Quali prospettive per le aziende italiane in Russia?
Secondo Alberto Conforti, managing director e responsabile del dipartimento internazionalizzazione della Livolsi & Partners, “le grandi imprese che già producono in Russia, avranno un accesso facilitato al mercato quali parte del cluster di aziende russe fornitrice di prodotti, ma potrebbero avere problemi a fare rientrare in Italia i propri profitti. Le medie e piccole imprese, presenti con joint venture con partner russi, e con produzione in parte in Italia e completamento in Russia, risentiranno del costo del traporti per la parte realizzata Italia, e in prospettiva commerciale i profitti si ridurranno a causa della svalutazione del rublo. In difficoltà le medio e piccole imprese eminentemente commerciali, penalizzate dai prezzi della logistica e della svalutazione del rublo”.
A suo avviso, le imprese basate in Russia probabilmente proseguiranno normalmente le attività, ma dovranno sottostare all’obbligo di “utilizzare unicamente il rublo come valuta e all’impossibilità alla data di convertire rubli per il rientro dei profitti sia il mantenimento del fatturato o in leggero calo. Per quelle che decidono di sospendere le attività, e che avranno l’obbligo della salvaguardia dell’occupazione con gli oneri accessori previsti, ci sarà una riduzione sensibile del fatturato e dei prodotti. Per le imprese residenti che lasciano il Paese, è attualmente in discussione la procedura di nazionalizzazione, non ancora approvata dal Governo, che presume la cessione degli asset e della forza lavoro a una società russa che abbia contiguità produttiva con l’impresa straniera, attraverso l’attivazione di una procedura definita bancarotta intenzionale, che include sanzioni amministrative e penali verso gli azionisti e i manager con posizioni di responsabilità”.

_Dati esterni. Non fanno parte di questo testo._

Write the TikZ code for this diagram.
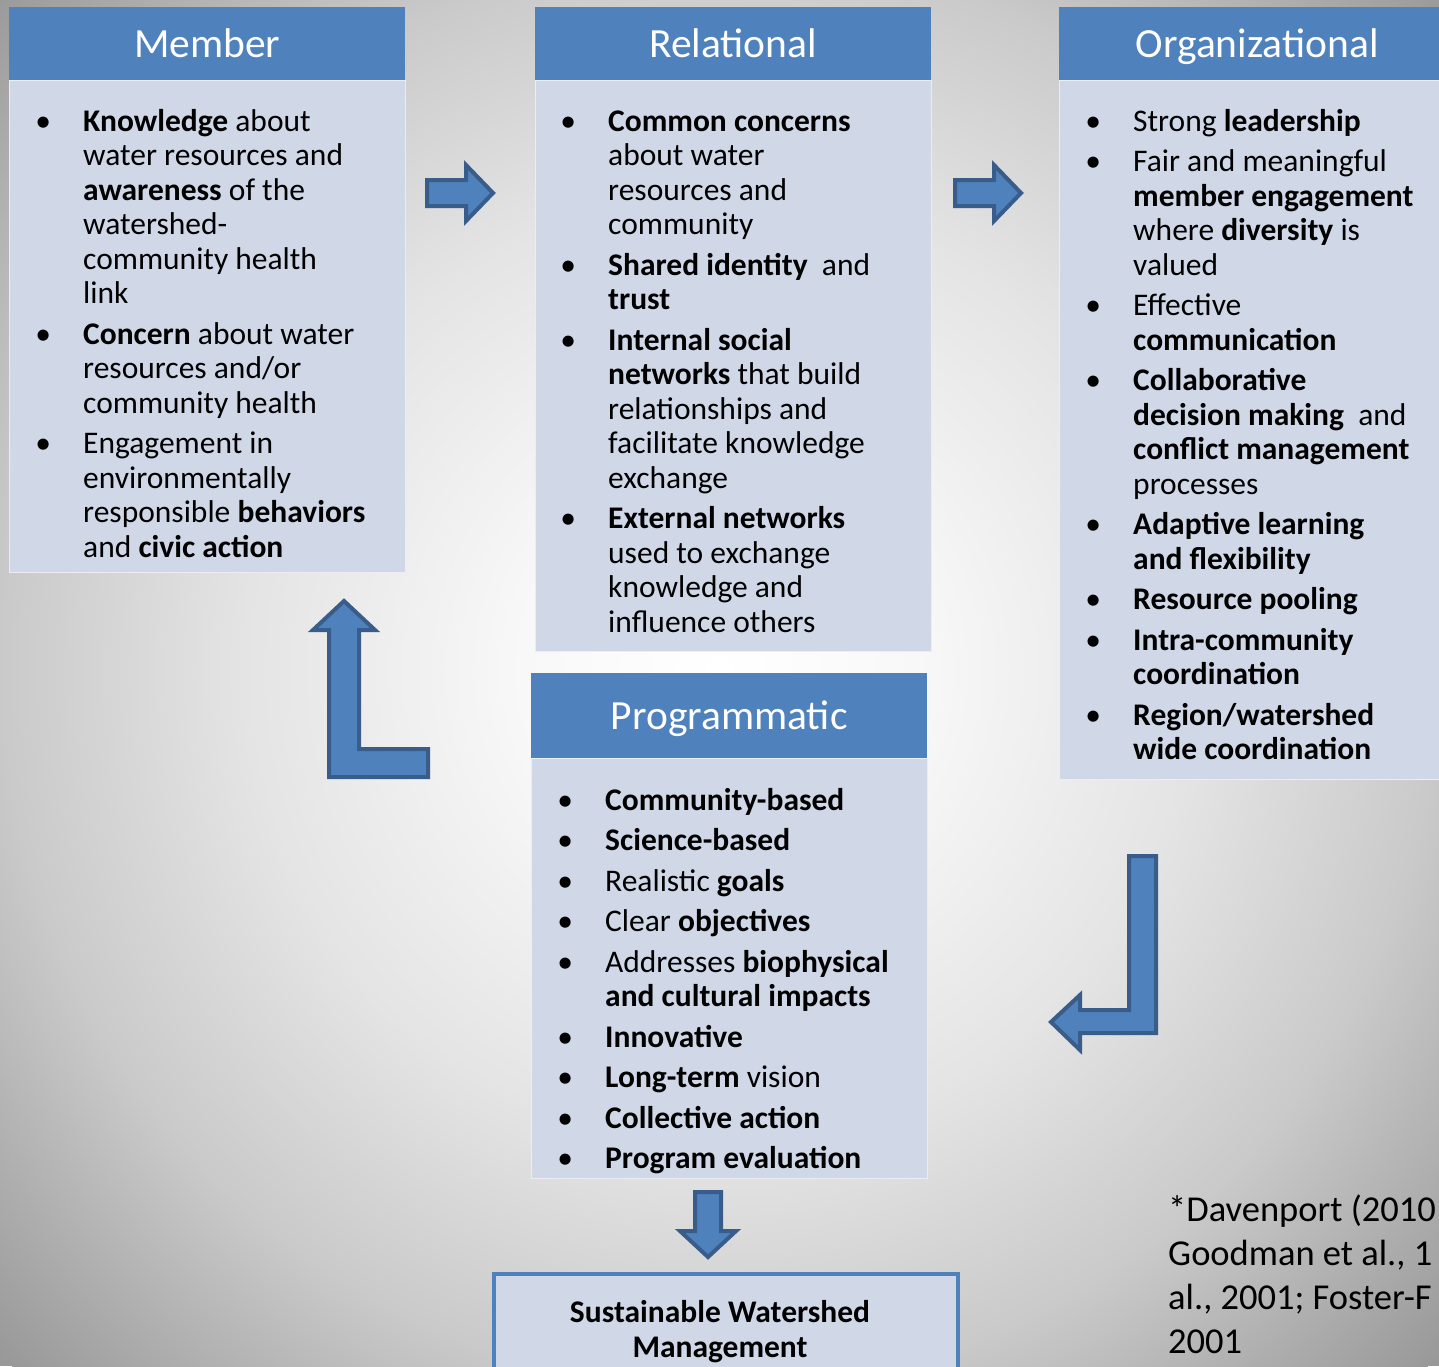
\documentclass[tikz,border=0pt]{standalone}
\usepackage{fontspec}
\setmainfont{Carlito}

\definecolor{hdrblue}{HTML}{4F81BD}
\definecolor{arrowedge}{HTML}{385D8A}
\definecolor{bodyfill}{HTML}{D0D8E8}
\definecolor{bginner}{HTML}{F8F8F8}
\definecolor{bgnear}{HTML}{E4E4E4}
\definecolor{bgmid}{HTML}{CACACA}
\definecolor{bgedge}{HTML}{999999}
% radial backdrop for the slide
\pgfdeclareradialshading{slidebg}{\pgfpoint{0bp}{0bp}}{%
  color(0bp)=(white); color(5bp)=(bginner); color(12bp)=(bgnear);
  color(18bp)=(bgmid); color(25bp)=(bgedge); color(50bp)=(bgedge)}

% bullet list helpers
\newcommand\listfont{\fontsize{31.5pt}{34.5pt}\selectfont}
\newcommand\firstpt{\noindent\llap{\makebox[0pt][c]{\textbullet}\hspace{40pt}}}
\newcommand\nextpt{\par\vspace{6pt}\firstpt}
\newcommand\pointlist[1]{\parbox[t]{360pt}{\listfont\raggedright #1}}

\begin{document}
\begin{tikzpicture}[x=1pt,y=-1pt,
  hdr/.style={fill=hdrblue, minimum width=396pt, anchor=north west, inner sep=0pt,
    text=white, font=\fontsize{41.5pt}{48pt}\selectfont, text height=32pt, text depth=4pt},
  panel/.style={fill=bodyfill, draw=white!55!bodyfill, line width=1.2pt,
    minimum width=396pt, anchor=north west, inner sep=0pt},
  listtext/.style={anchor=base west, inner sep=0pt},
  blockarrow/.style={fill=hdrblue, draw=arrowedge, line width=4pt, line join=miter}]

\useasboundingbox (0,0) rectangle (1439,1366);
\clip (0,0) rectangle (1439,1366);
\fill[bgedge] (0,0) rectangle (1439,1366);
\shade[shading=slidebg] (720,670) circle[radius=993pt];

% ---- Member ----
\node[panel, minimum height=492pt] (memB) at (9,80) {};
\node[hdr, minimum height=73pt] (memH) at (9,7) {Member};
\node[listtext] (memT) at (83,131) {\pointlist{%
  \firstpt\textbf{Knowledge} about\\ water resources and\\ \textbf{awareness} of the\\ watershed-\\ community health\\ link
  \nextpt\textbf{Concern} about water\\ resources and/or\\ community health
  \nextpt Engagement in\\ environmentally\\ responsible \textbf{behaviors}\\ and \textbf{civic action}}};

% ---- Relational ----
\node[panel, minimum height=571pt] (relB) at (535,80) {};
\node[hdr, minimum height=73pt] (relH) at (535,7) {Relational};
\node[listtext] (relT) at (608,131) {\pointlist{%
  \firstpt\textbf{Common concerns}\\ about water\\ resources and\\ community
  \nextpt\textbf{Shared identity}~ and\\ \textbf{trust}
  \nextpt\textbf{Internal social}\\ \textbf{networks} that build\\ relationships and\\ facilitate knowledge\\ exchange
  \nextpt\textbf{External networks}\\ used to exchange\\ knowledge and\\ influence others}};

% ---- Organizational ----
\node[panel, minimum height=699pt] (orgB) at (1059,80) {};
\node[hdr, minimum height=73pt] (orgH) at (1059,7) {Organizational};
\node[listtext] (orgT) at (1133,131) {\pointlist{%
  \firstpt Strong \textbf{leadership}
  \nextpt Fair and meaningful\\ \textbf{member engagement}\\ where \textbf{diversity} is\\ valued
  \nextpt Effective\\ \textbf{communication}
  \nextpt\textbf{Collaborative}\\ \textbf{decision making}~ and\\ \textbf{conflict management}\\ processes
  \nextpt\textbf{Adaptive learning}\\ \textbf{and flexibility}
  \nextpt\textbf{Resource pooling}
  \nextpt\textbf{Intra-community}\\ \textbf{coordination}
  \nextpt\textbf{Region/watershed}\\ \textbf{wide coordination}}};

% ---- Programmatic ----
\node[panel, minimum height=420pt] (proB) at (531,758) {};
\node[hdr, minimum height=85pt] (proH) at (531,673) {Programmatic};
\node[listtext] (proT) at (605,810) {\pointlist{%
  \firstpt\textbf{Community-based}
  \nextpt\textbf{Science-based}
  \nextpt Realistic \textbf{goals}
  \nextpt Clear \textbf{objectives}
  \nextpt Addresses \textbf{biophysical}\\ \textbf{and cultural impacts}
  \nextpt\textbf{Innovative}
  \nextpt\textbf{Long-term} vision
  \nextpt\textbf{Collective action}
  \nextpt\textbf{Program evaluation}}};

% ---- outcome box ----
\node[draw=hdrblue, line width=4pt, fill=bodyfill, minimum width=464pt,
  minimum height=130pt, anchor=north west, inner sep=0pt] (swm) at (492,1272) {};
\node[anchor=base, inner sep=0pt] (swmT) at (720,1322) {\parbox[t]{440pt}{\centering
  \fontsize{31.5pt}{35pt}\selectfont\bfseries Sustainable Watershed\\ Management}};

% ---- sources ----
\node[listtext] (cite) at (1168,1221) {\parbox[t]{400pt}{\fontsize{36.5pt}{44pt}\selectfont\raggedright
  *Davenport (2010\\ Goodman et al., 1\\ al., 2001; Foster-F\\ 2001}};

% ---- block arrows ----
\draw[blockarrow] (427,180) -- (466,180) -- (466,165) -- (493,193) -- (466,221)
  -- (466,206) -- (427,206) -- cycle;
\draw[blockarrow] (955,180) -- (994,180) -- (994,165) -- (1021,193) -- (994,221)
  -- (994,206) -- (955,206) -- cycle;
\draw[blockarrow] (344,601) -- (375,630) -- (359,630) -- (359,749) -- (428,749)
  -- (428,777) -- (329,777) -- (329,630) -- (313,630) -- cycle;
\draw[blockarrow] (1129,856) -- (1156,856) -- (1156,1033) -- (1080,1033) -- (1080,1050)
  -- (1051,1022) -- (1080,995) -- (1080,1010) -- (1129,1010) -- cycle;
\draw[blockarrow] (695,1192) -- (721,1192) -- (721,1231) -- (736,1231) -- (708,1257)
  -- (680,1231) -- (695,1231) -- cycle;
\end{tikzpicture}
\end{document}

Ubaldo Livolsi, fondatore della Livolsi & Partners, prevede “una forte riduzione dell’export, soprattutto da parte di quelle pmi che non hanno una presenza strutturata in Russia e hanno privilegiato il trading in settore tipici del made in Italy rispetto alla localizzazione commerciale/produttiva. La riduzione dell’export deriva dall’aumento dei prezzi delle importazioni per la Russia, dai costi dei trasporti, dalla svalutazione del rublo e dalla difficoltà di avere garanzie bancarie a supporto dei contratti (lettere di credito). L’impatto coinvolgerà anche le filiere associate alle imprese esportatrici che soffriranno di un calo dei contratti, mentre le aziende che hanno un fatturato verso la Russia significativo avranno problemi a riposizionarsi in tempi rapidi”.